Speakers and headphones have drivers. They’re the vibrating parts that create the sound you hear.
Some speakers have three types of drivers — a tweeter for high frequencies, a midrange for middle tones like voice, and a woofer for bass — but most speakers have just a tweeter and a combination midrange-woofer.
Dynamic drivers are by far the most common type of driver for speakers and headphones; dynamic drivers are dome- or cone-shaped devices. Some high-end speakers and headphones have perfectly flat round, square or rectangular thin-film planar magnetic or electrostatic drivers. In any case, all drivers make sound by moving air.
Almost all full-size headphones have just one driver per earpiece, but some high-end in-ear headphones have more. For example, the Jerry Harvey Roxanne headphone has a total of 12 drivers per ear piece (four bass, four midrange, four tweeters).
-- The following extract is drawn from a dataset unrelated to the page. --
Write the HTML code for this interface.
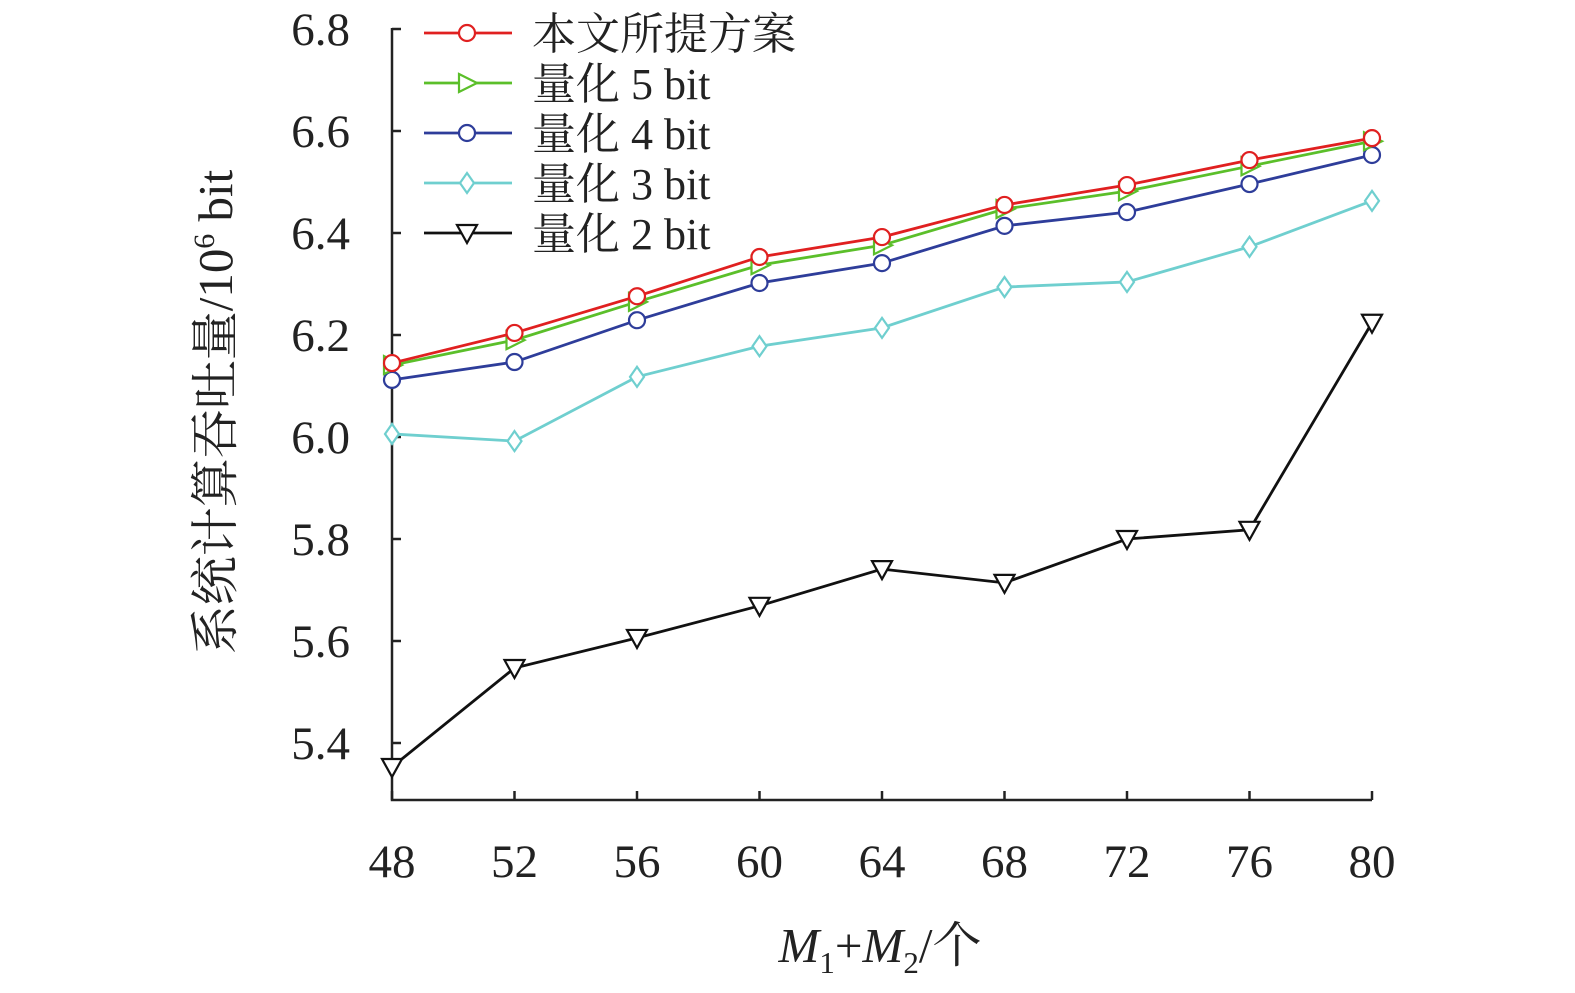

High-end in-ear headphones like Roxanne use “balanced armature” drivers, which are much smaller than other types of headphone drivers, so the designers can squeeze more drivers into each earpiece.
Speakers and headphones with more than one driver are referred to as “two-way” or “three-way” designs and use crossover networks to route the corresponding frequencies to the woofer(s), midrange(s) and tweeter(s) drivers.
A speaker or headphone with a midrange-woofer and a tweeter is always a two-way design; even when the speaker or headphone has two or three or more combination midrange-woofer drivers and a single tweeter, it’s still a two-way design. Only when the speaker or headphone has separate bass, midrange and tweeter drivers is it classified as a three-way design.